We have our first dramatic moment of tension in the book when Ted is out at a bar and he sits down next to a man who resists his questions and instead turns the tables and begins asking Ted intrusive questions. This is such an amazing plot twist. Wholly remarkable, I'd say. And so, here is Ted, bewildered by this turn of events and not knowing what to do. How do you handle a situation like this? You lure the person outside and give him a beat down. It only makes sense.

So, what Ted does is pretend he's had too much to drink and asks this guy with the intrusive questions if he'll help him outside and hail a cab for him.

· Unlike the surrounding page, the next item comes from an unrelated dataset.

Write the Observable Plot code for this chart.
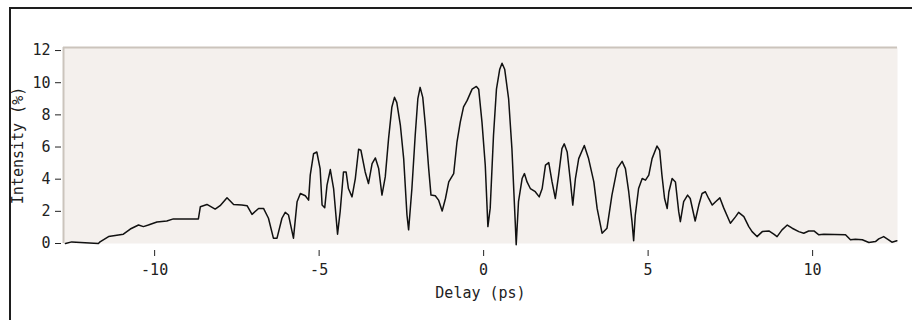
<!DOCTYPE html>
<html>
<head>
<meta charset="utf-8">
<script src="https://cdn.jsdelivr.net/npm/d3@7"></script>
<script src="https://cdn.jsdelivr.net/npm/@observablehq/plot@0.6"></script>
<style>
  html, body { margin: 0; padding: 0; background: #ffffff; }
  #wrap { position: relative; width: 912px; height: 320px; overflow: hidden; }
  #chart { position: absolute; left: 0; top: 0; }
  #border { position: absolute; left: 9px; top: 7px; right: 0; bottom: 0;
            border-left: 2px solid #1e1e1e; border-top: 2px solid #1e1e1e; pointer-events: none; }
</style>
</head>
<body>
<div id="wrap"><div id="chart"></div><div id="border"></div></div>
<script>
const delay = [
  -12.71, -12.52, -11.71, -11.66, -11.40, -11.20, -10.95, -10.74, -10.49, -10.34, -10.19, -9.93, -9.63, -9.43,
  -8.67, -8.61, -8.41, -8.16, -8.01, -7.80, -7.60, -7.35, -7.19, -7.04, -6.84, -6.69, -6.54, -6.39, -6.28,
  -6.13, -6.03, -5.93, -5.78, -5.67, -5.57, -5.42, -5.32, -5.27, -5.17, -5.07, -4.97, -4.91, -4.83, -4.76,
  -4.66, -4.56, -4.44, -4.36, -4.26, -4.18, -4.11, -4.00, -3.90, -3.80, -3.73, -3.60, -3.50, -3.39, -3.29,
  -3.19, -3.09, -2.99, -2.89, -2.79, -2.71, -2.64, -2.53, -2.43, -2.33, -2.28, -2.18, -2.08, -2.00, -1.93,
  -1.85, -1.77, -1.67, -1.60, -1.47, -1.37, -1.26, -1.16, -1.06, -0.91, -0.81, -0.71, -0.61, -0.50, -0.35,
  -0.22, -0.15, -0.05, 0.05, 0.13, 0.20, 0.30, 0.39, 0.49, 0.56, 0.64, 0.76, 0.86, 0.96, 0.99, 1.06, 1.17,
  1.24, 1.32, 1.42, 1.57, 1.69, 1.78, 1.88, 1.98, 2.08, 2.18, 2.28, 2.38, 2.45, 2.54, 2.64, 2.71, 2.79,
  2.89, 3.06, 3.19, 3.35, 3.45, 3.60, 3.75, 3.90, 4.06, 4.21, 4.31, 4.41, 4.51, 4.56, 4.61, 4.71, 4.82,
  4.92, 5.02, 5.12, 5.27, 5.35, 5.42, 5.50, 5.58, 5.63, 5.73, 5.83, 5.93, 5.98, 6.08, 6.20, 6.28, 6.43,
  6.54, 6.64, 6.74, 6.84, 6.95, 7.05, 7.18, 7.30, 7.50, 7.66, 7.75, 7.91, 8.06, 8.16, 8.31, 8.47, 8.67,
  8.82, 8.92, 9.07, 9.23, 9.38, 9.58, 9.73, 9.88, 10.04, 10.19, 10.34, 11.00, 11.15, 11.30, 11.51, 11.71,
  11.91, 12.01, 12.16, 12.31, 12.41, 12.56
];
const intensity = [
  0.00, 0.10, 0.00, 0.10, 0.43, 0.50, 0.58, 0.90, 1.15, 1.05, 1.15, 1.34, 1.40, 1.53,
  1.53, 2.29, 2.43, 2.14, 2.35, 2.84, 2.43, 2.39, 2.35, 1.81, 2.18, 2.18, 1.57, 0.33, 0.33,
  1.57, 1.94, 1.77, 0.33, 2.60, 3.11, 2.97, 2.70, 4.25, 5.58, 5.69, 4.66, 2.39, 2.22, 3.63,
  4.60, 3.42, 0.58, 2.00, 4.45, 4.45, 3.42, 2.90, 4.04, 5.86, 5.80, 4.45, 3.73, 4.97, 5.32,
  4.66, 3.01, 4.14, 6.51, 8.47, 9.09, 8.78, 7.34, 5.28, 1.77, 0.85, 3.42, 6.72, 8.99, 9.71,
  9.09, 7.34, 4.66, 3.01, 2.97, 2.70, 2.02, 2.80, 3.83, 4.35, 6.31, 7.55, 8.50, 8.90, 9.60,
  9.77, 9.60, 7.55, 4.87, 1.05, 2.20, 6.72, 9.60, 10.84, 11.21, 10.84, 8.99, 5.90, 1.36, -0.08, 2.60, 4.04,
  4.35, 3.83, 3.42, 3.22, 2.90, 3.42, 4.87, 5.03, 3.83, 2.80, 4.25, 5.90, 6.20, 5.69, 3.83, 2.39, 4.04,
  5.28, 6.10, 5.28, 3.83, 2.18, 0.64, 0.95, 3.01, 4.66, 5.11, 4.66, 3.22, 1.36, 0.17, 1.77, 3.42, 4.04,
  3.94, 4.25, 5.28, 6.06, 5.80, 4.25, 2.80, 2.18, 3.20, 4.04, 3.83, 1.98, 1.36, 2.60, 3.01, 2.80, 1.40,
  2.39, 3.11, 3.22, 2.80, 2.39, 2.60, 2.84, 2.20, 1.26, 1.67, 1.94, 1.67, 1.05, 0.74, 0.43, 0.74, 0.78,
  0.58, 0.43, 0.85, 1.15, 0.95, 0.74, 0.64, 0.78, 0.78, 0.54, 0.58, 0.54, 0.23, 0.27, 0.23, 0.06,
  0.12, 0.29, 0.43, 0.23, 0.08, 0.17
];
const xTicks = [-10, -5, 0, 5, 10];
const yTicks = [0, 2, 4, 6, 8, 10, 12];
const xDomain = [-12.77, 12.58];
const yDomain = [0, 12.19];
const xLabel = "Delay (ps)";
const yLabel = "Intensity (%)";

const data = delay.map((d, i) => ({delay: d, intensity: intensity[i]}));

const chart = Plot.plot({
  width: 912,
  height: 320,
  marginLeft: 63,
  marginRight: 15,
  marginTop: 47,
  marginBottom: 77,
  style: {fontFamily: "'DejaVu Sans Mono', monospace", fontSize: "15px", color: "#222", background: "transparent", overflow: "visible"},
  x: {domain: xDomain},
  y: {domain: yDomain},
  marks: [
    Plot.frame({fill: "#f4f0ed", stroke: "none"}),
    Plot.ruleY([yDomain[1]], {stroke: "#cbc4bc", strokeWidth: 2}),
    Plot.ruleX([xDomain[0]], {stroke: "#cbc4bc", strokeWidth: 2}),
    Plot.axisX({ticks: xTicks, tickFormat: d => String(d), tickSize: 6, tickPadding: 8, dy: 7, label: null, stroke: "#222"}),
    Plot.axisY({ticks: yTicks, tickFormat: d => String(d), tickSize: 6, tickPadding: 5, dx: -2, label: null, stroke: "#222"}),
    Plot.line(data, {x: "delay", y: "intensity", stroke: "#111", strokeWidth: 1.5}),
    Plot.text([xLabel], {frameAnchor: "bottom", dy: 50, lineAnchor: "middle", textAnchor: "middle", text: d => d, fill: "#222"}),
    Plot.text([yLabel], {frameAnchor: "left", dx: -45, rotate: -90, textAnchor: "middle", lineAnchor: "middle", text: d => d, fill: "#222"})
  ]
});
document.getElementById("chart").appendChild(chart);
</script>
</body>
</html>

When the intrusive man agrees and they get outside, Ted reveals he is not drunk at all and pistol whips the man right there in front of the bar for God and alcoholics to see. Good stuff.

We continue to follow Ted's adventures, and in each chapter we see him go out looking to wrangle straight white men of a certain ilk who might entertain the idea of being naked in a nest-like structure with other straight white men of a certain ilk. They all start out that way, and then we see the dramatic interplay of the newcomer with the characters we've gotten to know in the previous chapters. Those straight white men of a certain ilk become part of the whole nudity nest culture and become one with their chosen nesting grounds, i.e. they are still in the nest when the next straight white man is wrangled. It becomes a kind of brotherhood, although it can clearly be argued that it isn't really that at all.

This sort of thing carries us through the first 2/3 of the novel, and then we get a conflict. Some working class slobs are staging some kind of protest because they are opposed to being forced to work twenty-four hours a day, seven days a week, in a 19th century textile mill (which is at one point referred to jokingly by men who are in the nest as a testicle mill - hilarious stuff). The men rise up from the nudity nest and spring into action after quickly throwing on nice suits. The end result is, as they say, quite predictable. This lends a strong sensation of realism to the book, almost like you are watching the news on television instead of reading a novel.

I don't want to reveal the dramatic conclusion, but I will say that it offers a twist that NO ONE will expect. I'm now looking forward to writing it.

Look for it at booksellers who sell Random House books next year.